▸ **DESCRIPTION OF THE TASK**:
Write out the material exactly, leaving every picture behind.

▸ **DATA BLOCK**:
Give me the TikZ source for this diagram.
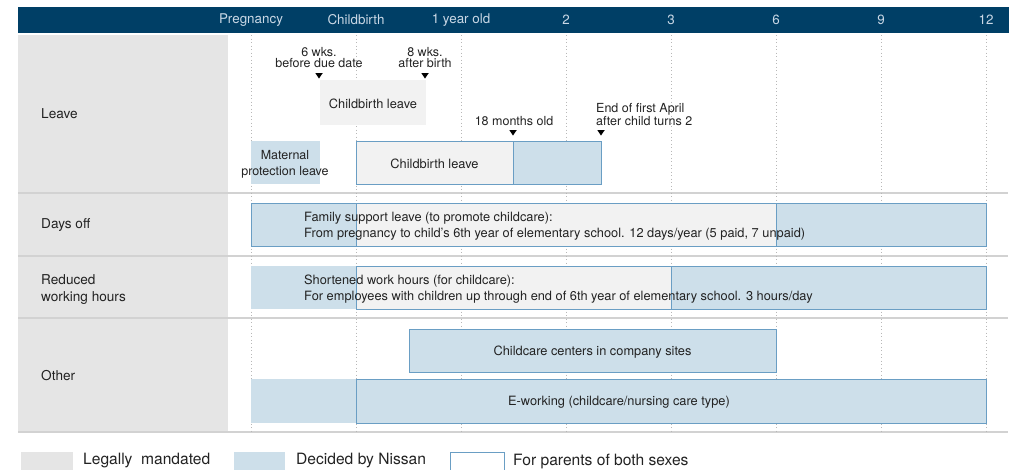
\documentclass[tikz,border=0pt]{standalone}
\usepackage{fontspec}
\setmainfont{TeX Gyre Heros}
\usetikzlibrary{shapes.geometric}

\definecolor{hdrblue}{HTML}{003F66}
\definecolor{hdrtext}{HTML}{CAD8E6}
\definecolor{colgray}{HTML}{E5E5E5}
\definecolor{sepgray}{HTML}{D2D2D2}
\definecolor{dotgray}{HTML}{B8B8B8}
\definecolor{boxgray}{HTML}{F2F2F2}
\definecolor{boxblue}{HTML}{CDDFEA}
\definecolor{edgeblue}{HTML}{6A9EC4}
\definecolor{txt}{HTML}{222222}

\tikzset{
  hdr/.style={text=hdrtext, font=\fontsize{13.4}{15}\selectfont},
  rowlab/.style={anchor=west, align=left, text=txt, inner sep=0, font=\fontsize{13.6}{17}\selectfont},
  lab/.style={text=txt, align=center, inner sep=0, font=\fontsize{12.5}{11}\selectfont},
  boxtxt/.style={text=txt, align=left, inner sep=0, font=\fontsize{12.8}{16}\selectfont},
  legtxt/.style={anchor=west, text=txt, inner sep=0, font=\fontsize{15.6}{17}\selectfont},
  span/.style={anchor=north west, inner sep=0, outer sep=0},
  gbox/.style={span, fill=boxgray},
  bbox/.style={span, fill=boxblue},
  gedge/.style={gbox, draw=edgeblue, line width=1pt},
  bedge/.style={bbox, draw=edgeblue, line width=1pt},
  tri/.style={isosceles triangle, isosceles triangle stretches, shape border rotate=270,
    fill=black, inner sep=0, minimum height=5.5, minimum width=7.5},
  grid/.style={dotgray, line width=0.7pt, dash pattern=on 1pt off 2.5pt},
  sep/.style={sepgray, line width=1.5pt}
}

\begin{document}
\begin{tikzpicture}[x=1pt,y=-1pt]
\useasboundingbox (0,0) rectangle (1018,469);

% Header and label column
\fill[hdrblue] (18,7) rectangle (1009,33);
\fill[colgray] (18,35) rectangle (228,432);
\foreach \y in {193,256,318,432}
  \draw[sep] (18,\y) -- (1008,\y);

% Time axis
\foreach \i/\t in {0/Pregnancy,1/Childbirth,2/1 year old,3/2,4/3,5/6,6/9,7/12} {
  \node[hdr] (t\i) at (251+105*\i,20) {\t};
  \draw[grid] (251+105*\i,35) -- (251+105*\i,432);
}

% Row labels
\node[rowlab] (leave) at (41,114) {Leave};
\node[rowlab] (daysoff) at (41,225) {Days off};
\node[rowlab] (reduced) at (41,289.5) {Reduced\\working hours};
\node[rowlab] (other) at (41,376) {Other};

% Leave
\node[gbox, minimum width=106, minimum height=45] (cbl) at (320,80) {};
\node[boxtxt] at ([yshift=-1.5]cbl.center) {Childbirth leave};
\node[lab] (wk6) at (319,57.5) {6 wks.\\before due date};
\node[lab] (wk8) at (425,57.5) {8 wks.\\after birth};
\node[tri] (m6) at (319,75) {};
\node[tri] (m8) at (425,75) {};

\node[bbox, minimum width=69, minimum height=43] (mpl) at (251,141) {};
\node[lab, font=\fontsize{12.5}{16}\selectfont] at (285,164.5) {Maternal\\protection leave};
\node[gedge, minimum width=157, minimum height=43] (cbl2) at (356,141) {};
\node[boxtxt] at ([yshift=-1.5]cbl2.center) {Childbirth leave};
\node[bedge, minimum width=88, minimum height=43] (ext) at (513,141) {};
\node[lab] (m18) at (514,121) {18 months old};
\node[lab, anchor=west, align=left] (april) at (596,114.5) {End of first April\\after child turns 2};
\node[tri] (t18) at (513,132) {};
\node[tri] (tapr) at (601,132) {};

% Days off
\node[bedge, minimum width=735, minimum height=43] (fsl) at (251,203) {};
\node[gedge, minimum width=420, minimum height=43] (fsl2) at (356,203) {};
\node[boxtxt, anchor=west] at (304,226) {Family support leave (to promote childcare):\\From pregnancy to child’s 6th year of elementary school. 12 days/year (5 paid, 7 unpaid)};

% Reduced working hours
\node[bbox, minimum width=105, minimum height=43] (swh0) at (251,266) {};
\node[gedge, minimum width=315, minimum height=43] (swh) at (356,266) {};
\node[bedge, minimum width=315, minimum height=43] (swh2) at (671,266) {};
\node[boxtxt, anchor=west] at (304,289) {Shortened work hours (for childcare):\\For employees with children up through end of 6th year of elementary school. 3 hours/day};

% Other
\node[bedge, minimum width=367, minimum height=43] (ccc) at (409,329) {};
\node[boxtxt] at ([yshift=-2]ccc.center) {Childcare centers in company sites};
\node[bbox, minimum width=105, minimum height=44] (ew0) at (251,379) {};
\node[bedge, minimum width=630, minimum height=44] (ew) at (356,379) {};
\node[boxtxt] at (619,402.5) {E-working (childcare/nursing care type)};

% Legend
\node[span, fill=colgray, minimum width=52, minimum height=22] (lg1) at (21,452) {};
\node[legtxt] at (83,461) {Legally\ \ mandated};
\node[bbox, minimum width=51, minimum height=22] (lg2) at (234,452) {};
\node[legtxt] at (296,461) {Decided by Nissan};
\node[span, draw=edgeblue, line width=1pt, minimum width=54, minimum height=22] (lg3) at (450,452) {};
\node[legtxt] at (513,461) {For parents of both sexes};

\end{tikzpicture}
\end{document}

▸ **EXERCISE SOLUTION**:
Give me the TikZ source for this diagram.
\documentclass[tikz,border=0pt]{standalone}
\usepackage{fontspec}
\setmainfont{TeX Gyre Heros}
\usetikzlibrary{shapes.geometric}

\definecolor{hdrblue}{HTML}{003F66}
\definecolor{hdrtext}{HTML}{CAD8E6}
\definecolor{colgray}{HTML}{E5E5E5}
\definecolor{sepgray}{HTML}{D2D2D2}
\definecolor{dotgray}{HTML}{B8B8B8}
\definecolor{boxgray}{HTML}{F2F2F2}
\definecolor{boxblue}{HTML}{CDDFEA}
\definecolor{edgeblue}{HTML}{6A9EC4}
\definecolor{txt}{HTML}{222222}

\tikzset{
  hdr/.style={text=hdrtext, font=\fontsize{13.4}{15}\selectfont},
  rowlab/.style={anchor=west, align=left, text=txt, inner sep=0, font=\fontsize{13.6}{17}\selectfont},
  lab/.style={text=txt, align=center, inner sep=0, font=\fontsize{12.5}{11}\selectfont},
  boxtxt/.style={text=txt, align=left, inner sep=0, font=\fontsize{12.8}{16}\selectfont},
  legtxt/.style={anchor=west, text=txt, inner sep=0, font=\fontsize{15.6}{17}\selectfont},
  span/.style={anchor=north west, inner sep=0, outer sep=0},
  gbox/.style={span, fill=boxgray},
  bbox/.style={span, fill=boxblue},
  gedge/.style={gbox, draw=edgeblue, line width=1pt},
  bedge/.style={bbox, draw=edgeblue, line width=1pt},
  tri/.style={isosceles triangle, isosceles triangle stretches, shape border rotate=270,
    fill=black, inner sep=0, minimum height=5.5, minimum width=7.5},
  grid/.style={dotgray, line width=0.7pt, dash pattern=on 1pt off 2.5pt},
  sep/.style={sepgray, line width=1.5pt}
}

\begin{document}
\begin{tikzpicture}[x=1pt,y=-1pt]
\useasboundingbox (0,0) rectangle (1018,469);

% Header and label column
\fill[hdrblue] (18,7) rectangle (1009,33);
\fill[colgray] (18,35) rectangle (228,432);
\foreach \y in {193,256,318,432}
  \draw[sep] (18,\y) -- (1008,\y);

% Time axis
\foreach \i/\t in {0/Pregnancy,1/Childbirth,2/1 year old,3/2,4/3,5/6,6/9,7/12} {
  \node[hdr] (t\i) at (251+105*\i,20) {\t};
  \draw[grid] (251+105*\i,35) -- (251+105*\i,432);
}

% Row labels
\node[rowlab] (leave) at (41,114) {Leave};
\node[rowlab] (daysoff) at (41,225) {Days off};
\node[rowlab] (reduced) at (41,289.5) {Reduced\\working hours};
\node[rowlab] (other) at (41,376) {Other};

% Leave
\node[gbox, minimum width=106, minimum height=45] (cbl) at (320,80) {};
\node[boxtxt] at ([yshift=-1.5]cbl.center) {Childbirth leave};
\node[lab] (wk6) at (319,57.5) {6 wks.\\before due date};
\node[lab] (wk8) at (425,57.5) {8 wks.\\after birth};
\node[tri] (m6) at (319,75) {};
\node[tri] (m8) at (425,75) {};

\node[bbox, minimum width=69, minimum height=43] (mpl) at (251,141) {};
\node[lab, font=\fontsize{12.5}{16}\selectfont] at (285,164.5) {Maternal\\protection leave};
\node[gedge, minimum width=157, minimum height=43] (cbl2) at (356,141) {};
\node[boxtxt] at ([yshift=-1.5]cbl2.center) {Childbirth leave};
\node[bedge, minimum width=88, minimum height=43] (ext) at (513,141) {};
\node[lab] (m18) at (514,121) {18 months old};
\node[lab, anchor=west, align=left] (april) at (596,114.5) {End of first April\\after child turns 2};
\node[tri] (t18) at (513,132) {};
\node[tri] (tapr) at (601,132) {};

% Days off
\node[bedge, minimum width=735, minimum height=43] (fsl) at (251,203) {};
\node[gedge, minimum width=420, minimum height=43] (fsl2) at (356,203) {};
\node[boxtxt, anchor=west] at (304,226) {Family support leave (to promote childcare):\\From pregnancy to child’s 6th year of elementary school. 12 days/year (5 paid, 7 unpaid)};

% Reduced working hours
\node[bbox, minimum width=105, minimum height=43] (swh0) at (251,266) {};
\node[gedge, minimum width=315, minimum height=43] (swh) at (356,266) {};
\node[bedge, minimum width=315, minimum height=43] (swh2) at (671,266) {};
\node[boxtxt, anchor=west] at (304,289) {Shortened work hours (for childcare):\\For employees with children up through end of 6th year of elementary school. 3 hours/day};

% Other
\node[bedge, minimum width=367, minimum height=43] (ccc) at (409,329) {};
\node[boxtxt] at ([yshift=-2]ccc.center) {Childcare centers in company sites};
\node[bbox, minimum width=105, minimum height=44] (ew0) at (251,379) {};
\node[bedge, minimum width=630, minimum height=44] (ew) at (356,379) {};
\node[boxtxt] at (619,402.5) {E-working (childcare/nursing care type)};

% Legend
\node[span, fill=colgray, minimum width=52, minimum height=22] (lg1) at (21,452) {};
\node[legtxt] at (83,461) {Legally\ \ mandated};
\node[bbox, minimum width=51, minimum height=22] (lg2) at (234,452) {};
\node[legtxt] at (296,461) {Decided by Nissan};
\node[span, draw=edgeblue, line width=1pt, minimum width=54, minimum height=22] (lg3) at (450,452) {};
\node[legtxt] at (513,461) {For parents of both sexes};

\end{tikzpicture}
\end{document}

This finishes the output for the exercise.